A new season starts every 15 days, and goku (pronounced gok-u), the sixth season of the year and the last season of the spring, falls around April 20. Goku means spring rain that enriches the grain, while ujeon means before the rain.

Korean ujeon, equivalent to Chinese “mingqian” and Japanese “shincha,” traditionally uses tea leaves harvested in South Gyeongsang Province’s Hadong County and South Jeolla Province’s Boseong County.

Woong Cha’s tea table. PHOTO: ANN/THE KOREA HERALD

WAIT FOR MAY FOR NEW HARVEST

A tiny, quiet tea house located in a residential area in Eungpyeong-gu offers various teas including Korea’s unique green tea from the Hadong and Boseong regions.

While only a small batch from last year’s harvest of ujeon green tea is currently available at Woon Cha, and it still does taste great, the shop owner plans to start offering this year’s Ujeon green tea in early May.

“The reason is just that I don’t want to bother farmers at this particular time, because they’re already very busy. I also believe that even though tender leaves are plucked before goku, it’s important to give it time to ripen so the leaves can hold more moisture and for the raw smell of fresh cut leaves can disappear,” Woong Cha owner Park Jung-woong told The Korea Herald.

Woong Cha is open daily from noon to 10pm, but it’s better to check Instagram for the opening hours because it’s a one-man-run shop that often changes its hours.

Ujeon nokcha. PHOTO: ANN/THE KOREA HERALD SOURCE

DESSERT PAIRINGS

Located near Mangwon Station on Subway Line No 6, Keochageu invites visitors to taste carefully brewed tea and coffee alongside well-paired desserts.

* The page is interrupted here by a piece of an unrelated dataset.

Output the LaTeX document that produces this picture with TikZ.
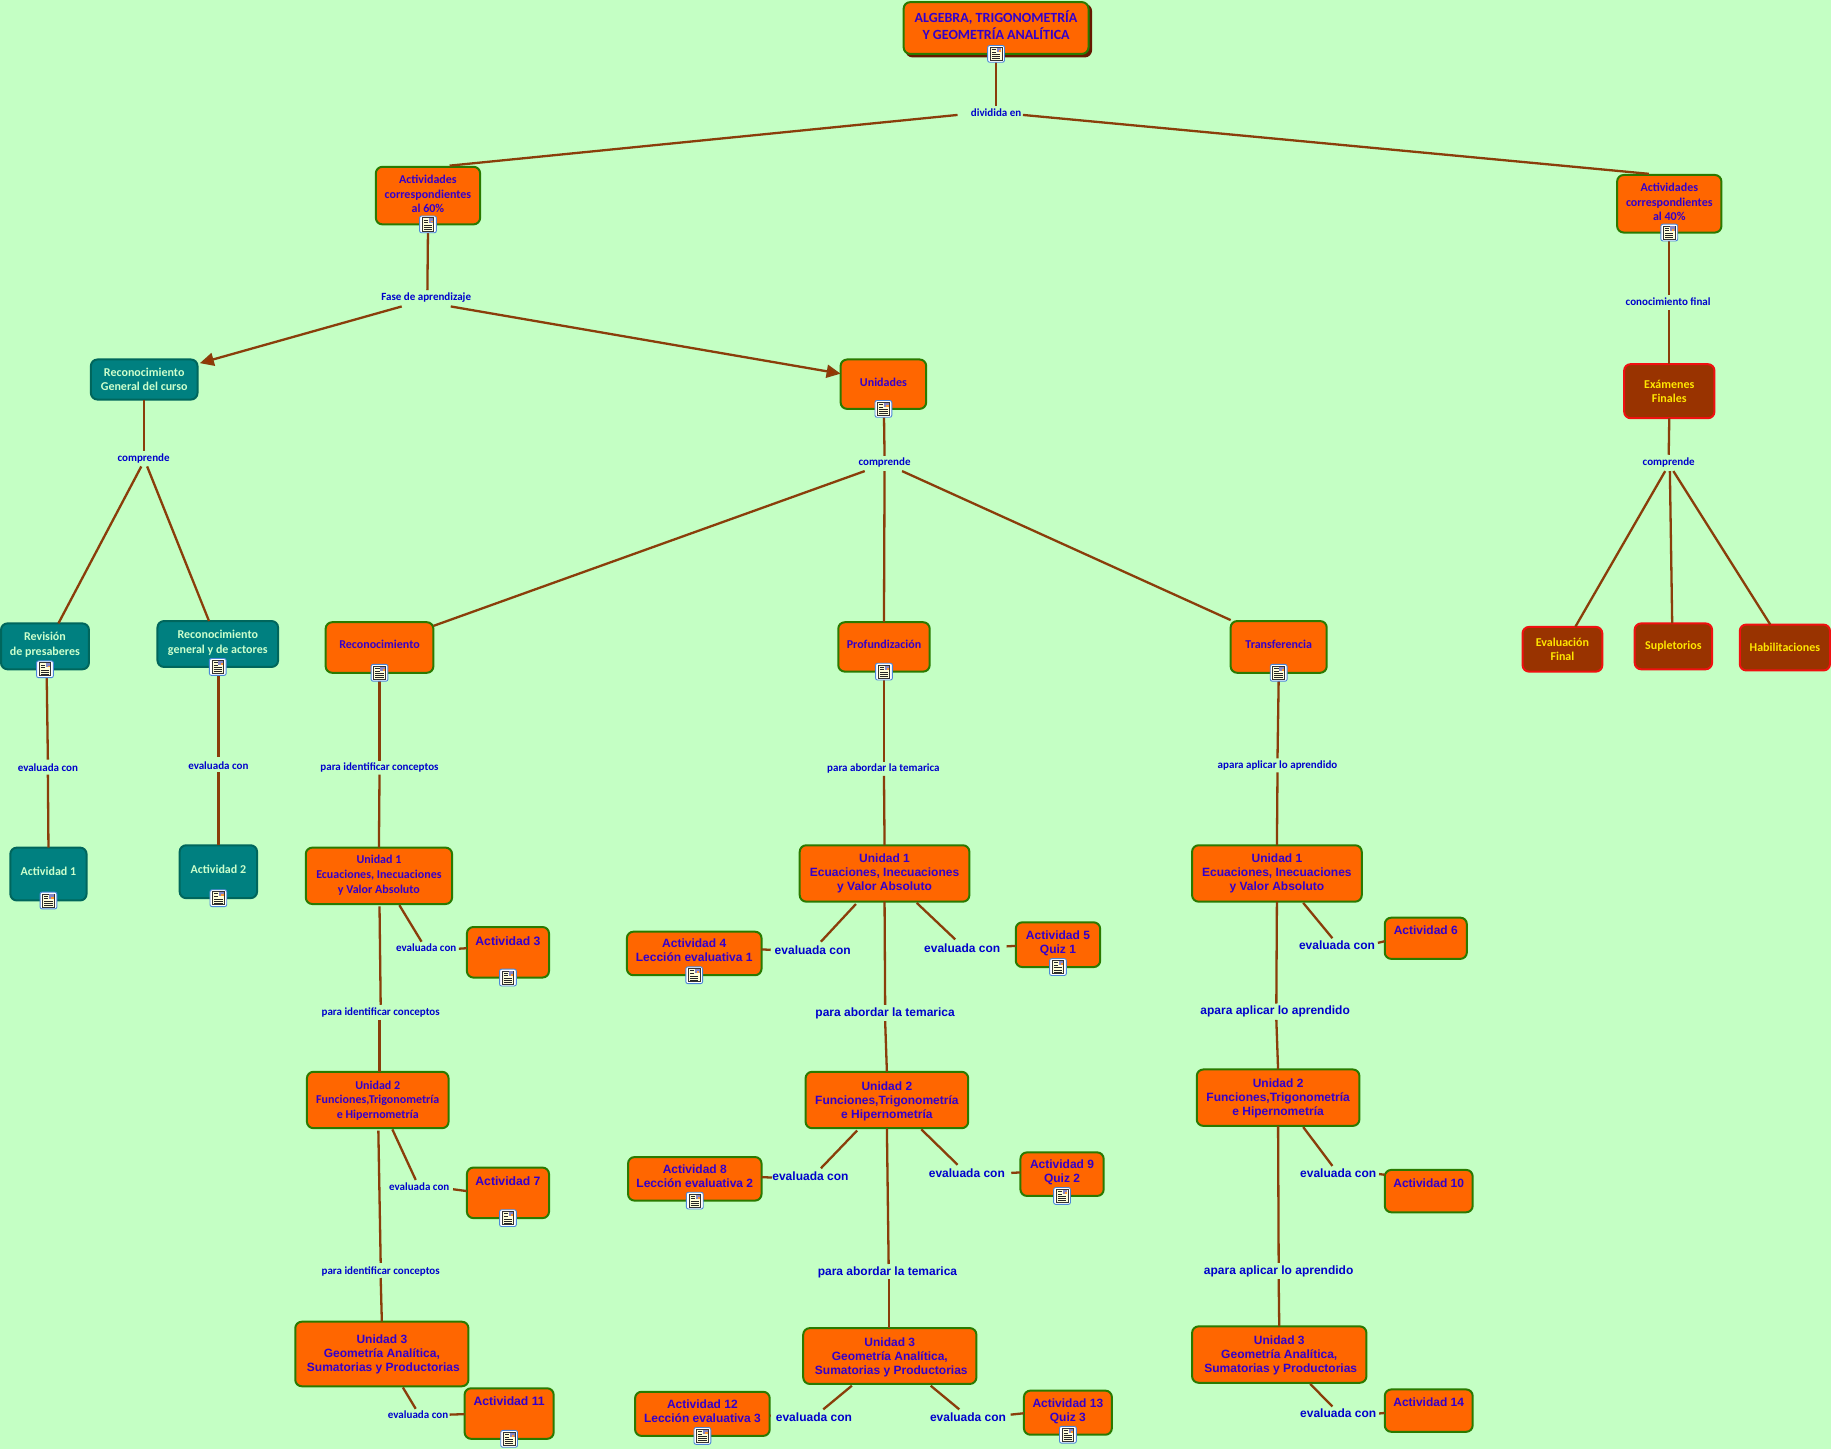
\documentclass[tikz,border=0pt]{standalone}
\usepackage{fontspec}
\usetikzlibrary{arrows.meta,calc,shadows}
\newfontfamily\cbf[BoldFont={Carlito Bold}]{Carlito}
\newfontfamily\abf{Liberation Sans}
\definecolor{bgc}{HTML}{C4FFC4}
\definecolor{org}{HTML}{FF6600}
\definecolor{grn}{HTML}{2A7A00}
\definecolor{tinta}{HTML}{3300CC}
\definecolor{labc}{HTML}{0000CC}
\definecolor{lin}{HTML}{8A3E0A}
\definecolor{tea}{HTML}{008080}
\definecolor{teab}{HTML}{00665C}
\definecolor{teat}{HTML}{CCFFCC}
\definecolor{bru}{HTML}{993300}
\definecolor{redb}{HTML}{F01010}
\definecolor{yel}{HTML}{FFE600}
\definecolor{shad}{HTML}{651800}
\definecolor{icb}{HTML}{4A86D8}
\newsavebox\bxsave
\newcommand\bxtext[2]{\sbox\bxsave{\begin{tabular}{@{}c@{}}#2\end{tabular}}\raisebox{\dimexpr #1pt-1.2pt-\ht\bxsave/2+\dp\bxsave/2\relax}[0pt][0pt]{\usebox\bxsave}}
\newcommand\bx[7][]{%
 \pgfmathsetmacro\bxCX{(#3+#5)/2}\pgfmathsetmacro\bxCY{(#4+#6)/2}%
 \pgfmathsetmacro\bxW{(#5-#3)*1.16773-2}\pgfmathsetmacro\bxH{(#6-#4)*1.16773-2}%
 \node[bbase,#1,minimum width=\bxW pt,minimum height=\bxH pt] (#2) at (\bxCX,\bxCY) {\bxtext{#7}{\bxbody}};}
\newcommand\lnk[7][]{\draw[cn,#1] ($(#2)+(#3,#4)$) -- ($(#5)+(#6,#7)$);}
\newcommand\ico[1]{\path (#1.south) pic {docicon};}
\tikzset{
 x=1.16773pt,y=-1.16773pt,
 bbase/.style={rectangle,rounded corners=6.5pt,line width=2pt,inner sep=0pt,outer sep=0pt,align=center},
 fo/.style={fill=org,draw=grn,text=tinta},
 te/.style={fill=tea,draw=teab,text=teat},
 br/.style={fill=bru,draw=redb,text=yel},
 cf/.style={font=\cbf\bfseries\fontsize{#1}{14.6}\selectfont},
 cf/.default=12,
 rf/.style={font=\cbf\bfseries\fontsize{14}{16.4}\selectfont},
 af/.style={font=\abf\bfseries\fontsize{#1}{14}\selectfont},
 af/.default=12,
 cn/.style={draw=lin,line width=2.3pt},
 ar/.style={-{Triangle[length=14pt,width=13pt,fill=bru]}},
 lc/.style={text=labc,inner sep=0pt,yshift=-0.5pt,font=\cbf\bfseries\fontsize{11}{13}\selectfont},
 la/.style={text=labc,inner sep=0pt,yshift=-0.5pt,font=\abf\bfseries\fontsize{12}{14}\selectfont},
 docicon/.pic={
  \draw[draw=icb,fill=white,rounded corners=2pt,line width=.9pt] (-7.2,-7.2) rectangle (7.2,7.2);
  \draw[black!80,fill=yellow!15,line width=.7pt] (-5,-5.6) rectangle (5,5.6);
  \fill[blue!35!gray!70] (.6,-5.2) rectangle (4.6,-1.6);
  \fill[orange!80] (2.6,-3.2) rectangle (4.4,-1.7);
  \draw[black!85,line width=.6pt] (-3.6,-3.8)--(0,-3.8) (-3.6,-1.6)--(0,-1.6) (-3.6,.6)--(3.6,.6) (-3.6,2.4)--(3.6,2.4) (-3.6,4.1)--(3.6,4.1);
 }
}
\begin{document}
\begin{tikzpicture}
\path[use as bounding box,fill=bgc] (0,0) rectangle (1568,1241);
\def\bxbody{ALGEBRA, TRIGONOMETRÍA\\ Y GEOMETRÍA ANALÍTICA}
\bx[fo,rf,copy shadow={shadow xshift=2.6pt,shadow yshift=-2.6pt,fill=shad,draw=shad}]{root}{773}{1}{933}{47}{1.5}
\def\bxbody{Actividades\\correspondientes\\al 60\%}
\bx[fo,cf]{A60}{321}{142}{412}{193}{1.5}
\def\bxbody{Actividades\\correspondientes\\al 40\%}
\bx[fo,cf]{A40}{1384}{149}{1475}{200}{1.5}
\def\bxbody{Reconocimiento\\General del curso}
\bx[te,cf]{RecGen}{77}{307}{170}{343}{0}
\def\bxbody{Unidades}
\bx[fo,cf]{Unid}{719}{307}{794}{351}{2}
\def\bxbody{Exámenes\\Finales}
\bx[br,cf]{ExFin}{1390}{311}{1469}{359}{0}
\def\bxbody{Evaluación\\Final}
\bx[br,cf]{EvF}{1303}{536}{1373}{576}{0}
\def\bxbody{Supletorios}
\bx[br,cf]{Sup}{1399}{533}{1467}{574}{0.5}
\def\bxbody{Habilitaciones}
\bx[br,cf]{Hab}{1489}{534}{1568}{575}{0}
\def\bxbody{Revisión\\de presaberes}
\bx[te,cf]{Rev}{0}{533}{77}{574}{2.5}
\def\bxbody{Reconocimiento\\general y de actores}
\bx[te,cf]{RGA}{134}{531}{239}{572}{2}
\def\bxbody{Actividad 1}
\bx[te,cf]{Ac1}{8}{725}{75}{772}{3}
\def\bxbody{Actividad 2}
\bx[te,cf]{Ac2}{153}{723}{221}{770}{2.5}
\def\bxbody{Reconocimiento}
\bx[fo,cf]{Rcn}{278}{532}{372}{577}{3}
\def\bxbody{Profundización}
\bx[fo,cf]{Prf}{717}{532}{797}{576}{2.5}
\def\bxbody{Transferencia}
\bx[fo,cf]{Trf}{1053}{531}{1137}{577}{2.5}
% units col 1
\def\bxbody{Unidad 1\\Ecuaciones, Inecuaciones\\y Valor Absoluto}
\bx[fo,cf]{Ua1}{261}{725}{388}{775}{1.5}
\def\bxbody{Unidad 2\\Funciones,Trigonometría\\e Hipernometría}
\bx[fo,cf]{Ua2}{262}{917}{385}{967}{0.5}
\def\bxbody{Unidad 3\\Geometría Analítica,\\\hspace*{3pt}Sumatorias y Productorias}
\bx[fo,af]{Ua3}{252}{1131}{402}{1188}{0}
% col 2
\def\bxbody{Unidad 1\\Ecuaciones, Inecuaciones\\y Valor Absoluto}
\bx[fo,af]{Ub1}{684}{723}{831}{773}{1}
\def\bxbody{Unidad 2\\Funciones,Trigonometría\\e Hipernometría}
\bx[fo,af]{Ub2}{689}{917}{830}{967}{0}
\def\bxbody{Unidad 3\\Geometría Analítica,\\\hspace*{3pt}Sumatorias y Productorias}
\bx[fo,af]{Ub3}{687}{1136.5}{837}{1186}{0}
% col 3
\def\bxbody{Unidad 1\\Ecuaciones, Inecuaciones\\y Valor Absoluto}
\bx[fo,af]{Uc1}{1020}{723}{1167}{773}{1}
\def\bxbody{Unidad 2\\Funciones,Trigonometría\\e Hipernometría}
\bx[fo,af]{Uc2}{1024}{915}{1165}{965}{0}
\def\bxbody{Unidad 3\\Geometría Analítica,\\\hspace*{3pt}Sumatorias y Productorias}
\bx[fo,af]{Uc3}{1020}{1135}{1171}{1185}{0}
% activities
\def\bxbody{Actividad 3}
\bx[fo,af=12.2]{A3}{399}{793}{471}{838}{11}
\def\bxbody{Actividad 4\\Lección evaluativa 1}
\bx[fo,af]{A4}{536}{797}{653}{836}{2.5}
\def\bxbody{Actividad 5\\Quiz 1}
\bx[fo,af]{A5}{869}{789}{943}{829}{2.5}
\def\bxbody{Actividad 6}
\bx[fo,af]{A6}{1185}{785}{1257}{822}{8}
\def\bxbody{Actividad 7}
\bx[fo,af=12.2]{A7}{399}{999}{471}{1044}{11}
\def\bxbody{Actividad 8\\Lección evaluativa 2}
\bx[fo,af]{A8}{537}{990}{653}{1029}{2.5}
\def\bxbody{Actividad 9\\Quiz 2}
\bx[fo,af]{A9}{873}{986}{946}{1025}{2.5}
\def\bxbody{Actividad 10}
\bx[fo,af]{A10}{1185}{1001}{1262}{1039}{8}
\def\bxbody{Actividad 11}
\bx[fo,af=12.2]{A11}{397}{1188}{475}{1233}{12}
\def\bxbody{Actividad 12\\Lección evaluativa 3}
\bx[fo,af]{A12}{543}{1191}{660}{1230.5}{2.5}
\def\bxbody{Actividad 13\\Quiz 3}
\bx[fo,af]{A13}{876}{1190}{953}{1229.5}{2.5}
\def\bxbody{Actividad 14}
\bx[fo,af]{A14}{1185}{1189}{1262}{1227}{8}
% labels
\node[lc] (l1) at (853,96) {dividida en};
\node[lc] (l2) at (365,254) {Fase de aprendizaje};
\node[lc] (l3) at (1428.5,258) {conocimiento final};
\node[lc] (c1) at (123,392) {comprende};
\node[lc] (c2) at (757.5,396) {comprende};
\node[lc] (c3) at (1429,396) {comprende};
\node[lc] (e1) at (41,657) {evaluada con};
\node[lc] (e2) at (187,655) {evaluada con};
\node[lc] (pi1) at (325,657) {para identificar conceptos};
\node[lc] (pa1) at (756.5,658) {para abordar la temarica};
\node[lc] (ap1) at (1094,655) {apara aplicar lo aprendido};
\node[lc] (ea1) at (365,811) {evaluada con};
\node[lc] (pi2) at (326,867) {para identificar conceptos};
\node[lc] (ea2) at (359,1016) {evaluada con};
\node[lc] (pi3) at (326,1088) {para identificar conceptos};
\node[lc] (ea3) at (358,1211) {evaluada con};
\node[la] (pa2) at (758,867) {para abordar la temarica};
\node[la] (ap2) at (1092,866) {apara aplicar lo aprendido};
\node[la] (eb1) at (696,813) {evaluada con};
\node[la] (eb2) at (824,812) {evaluada con};
\node[la] (ec1) at (1145,809) {evaluada con};
\node[la] (eb3) at (694,1007) {evaluada con};
\node[la] (eb4) at (828,1004) {evaluada con};
\node[la] (ec2) at (1146,1004) {evaluada con};
\node[la] (pa3) at (760,1089) {para abordar la temarica};
\node[la] (ap3) at (1095,1088) {apara aplicar lo aprendido};
\node[la] (eb5) at (697,1213) {evaluada con};
\node[la] (eb6) at (829,1213) {evaluada con};
\node[la] (ec3) at (1146,1210) {evaluada con};
% connectors
\lnk{root.south}{0}{6}{l1}{0}{-6}
\lnk{l1}{-33}{2}{A60.north}{18.5}{-1}
\lnk{l1}{23}{2}{A40.north}{-17.5}{-1}
\lnk{A60.south}{0}{6}{l2}{1}{-6}
\lnk[ar]{l2}{-21}{8}{RecGen.east}{2}{-14}
\lnk[ar]{l2}{21}{8}{Unid.west}{0}{-9}
\lnk{RecGen.south}{0}{0}{c1}{0.5}{-6}
\lnk{c1}{-2}{7}{Rev.north}{11.5}{0}
\lnk{c1}{3}{7}{RGA.north}{-7.5}{0}
\lnk{Rev.south}{1.5}{6}{e1}{0}{-7}
\lnk{e1}{0}{6}{Ac1.north}{0}{0}
\lnk{RGA.south}{0.5}{6}{e2}{0}{-7}
\lnk{e2}{0}{6}{Ac2.north}{0}{0}
\lnk{Unid.south}{0.5}{5}{c2}{0}{-6}
\lnk{c2}{-17}{7}{Rcn.east}{0}{-18.5}
\lnk{c2}{0}{7}{Prf.north}{0}{0}
\lnk{c2}{15}{7}{Trf.west}{0}{-23}
\lnk{A40.south}{0}{6}{l3}{1}{-6}
\lnk{l3}{1}{7}{ExFin.north}{0}{0}
\lnk{ExFin.south}{0}{0}{c3}{0}{-7}
\lnk{c3}{-3}{7}{EvF.north}{11}{0}
\lnk{c3}{1}{7}{Sup.north}{-1}{0}
\lnk{c3}{4}{7}{Hab.north}{-12.5}{0}
\lnk{Rcn.south}{0}{6}{pi1}{0}{-6}
\lnk{pi1}{0}{6}{Ua1.north}{0}{0}
\lnk{Prf.south}{0}{6}{pa1}{0.5}{-6}
\lnk{pa1}{0.5}{6}{Ub1.north}{0}{0}
\lnk{Trf.south}{0}{6}{ap1}{0}{-6}
\lnk{ap1}{0}{6}{Uc1.north}{0}{0}
% col 1
\lnk{Ua1.south}{0.5}{2}{pi2}{0}{-7}
\lnk{pi2}{-1}{6}{Ua2.north}{1.5}{0}
\lnk{Ua1.south}{17.5}{1}{ea1}{-4}{-5}
\lnk{ea1}{28}{1}{A3.west}{0}{-3.5}
\lnk{Ua2.south}{0.5}{2}{pi3}{0}{-7}
\lnk{pi3}{0}{6}{Ua3.north}{0}{0}
\lnk{Ua2.south}{12.5}{1}{ea2}{-3}{-6}
\lnk{ea2}{29}{2}{A7.west}{0}{-1.5}
\lnk{Ua3.south}{18}{1}{ea3}{-2}{-5}
\lnk{ea3}{27}{0}{A11.west}{0}{0.5}
% col 2
\lnk{Ub1.south}{0}{0}{pa2}{0}{-7}
\lnk{pa2}{0}{7}{Ub2.north}{0}{0}
\lnk{Ub1.south}{-24.5}{2}{eb1}{7}{-7}
\lnk{eb1}{-36}{0}{A4.east}{0}{-3.5}
\lnk{Ub1.south}{27.5}{1}{eb2}{-6}{-8}
\lnk{eb2}{38}{-2}{A5.west}{0}{1}
\lnk{Ub2.south}{0}{0}{pa3}{1}{-7}
\lnk{pa3}{1}{6}{Ub3.north}{-1}{0}
\lnk{Ub2.south}{-25.5}{2}{eb3}{9}{-7}
\lnk{eb3}{-33}{1}{A8.east}{0}{-1.5}
\lnk{Ub2.south}{29.5}{1}{eb4}{-8}{-7}
\lnk{eb4}{38}{0}{A9.west}{0}{-1.5}
\lnk{Ub3.south}{-32.5}{1.5}{eb5}{8}{-6.5}
\lnk{eb5}{-37}{-1}{A12.east}{0}{1.5}
\lnk{Ub3.south}{35}{1.5}{eb6}{-7.5}{-6.5}
\lnk{eb6}{36.5}{-2}{A13.west}{0}{0.5}
% col 3
\lnk{Uc1.south}{0}{0}{ap2}{1}{-7}
\lnk{ap2}{1}{7}{Uc2.north}{0}{0}
\lnk{Uc1.south}{22.5}{1}{ec1}{-4}{-6}
\lnk{ec1}{35}{-2}{A6.west}{0}{2.5}
\lnk{Uc2.south}{0}{0}{ap3}{0}{-7}
\lnk{ap3}{0}{7}{Uc3.north}{0}{0}
\lnk{Uc2.south}{21.5}{1}{ec2}{-5}{-6}
\lnk{ec2}{35}{1}{A10.west}{0}{-14}
\lnk{Uc3.south}{26.5}{1}{ec3}{-5}{-6}
\lnk{ec3}{35}{0}{A14.west}{0}{2}
% icons
\ico{root}\ico{A60}\ico{A40}\ico{Unid}\ico{Rev}\ico{RGA}\ico{Ac1}\ico{Ac2}
\ico{Rcn}\ico{Prf}\ico{Trf}\ico{A3}\ico{A4}\ico{A5}\ico{A7}\ico{A8}\ico{A9}
\ico{A11}\ico{A12}\ico{A13}
\end{tikzpicture}
\end{document}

Keochageu, whose name comes from an abbreviated Korean word for drawing coffee and tea, specialises in tea courses and one-day tea classes that explore different nuances of tea variations from green tea to white, oolong, yellow, dark and black, as well as the full-bodied flavour of flannel drip coffee.

This year’s ujeon green tea will be available from next week, according to the shop owner Yoo Ha-yeon.

Keochageu is open every day from 10am to 8pm.

TEA FROM AROUND THE GLOBE

Located at the edge of Seoul Forest, Matchacha Seoul opened in 2018 to offer seasonal tea variations not just from within Korea but from abroad, such as China’s white tea and “qingcha,” also known as oolong tea.

Under the concept of “enjoy our selection of tea in simplicity and mindfulness,” those who make reservations can participate in a tea course and private tea classes, which are conducted in Korean only. The place is open for walk-in guests as well only during April and October. 

Matchacha is open Wednesday to Sunday from 11am to 7pm.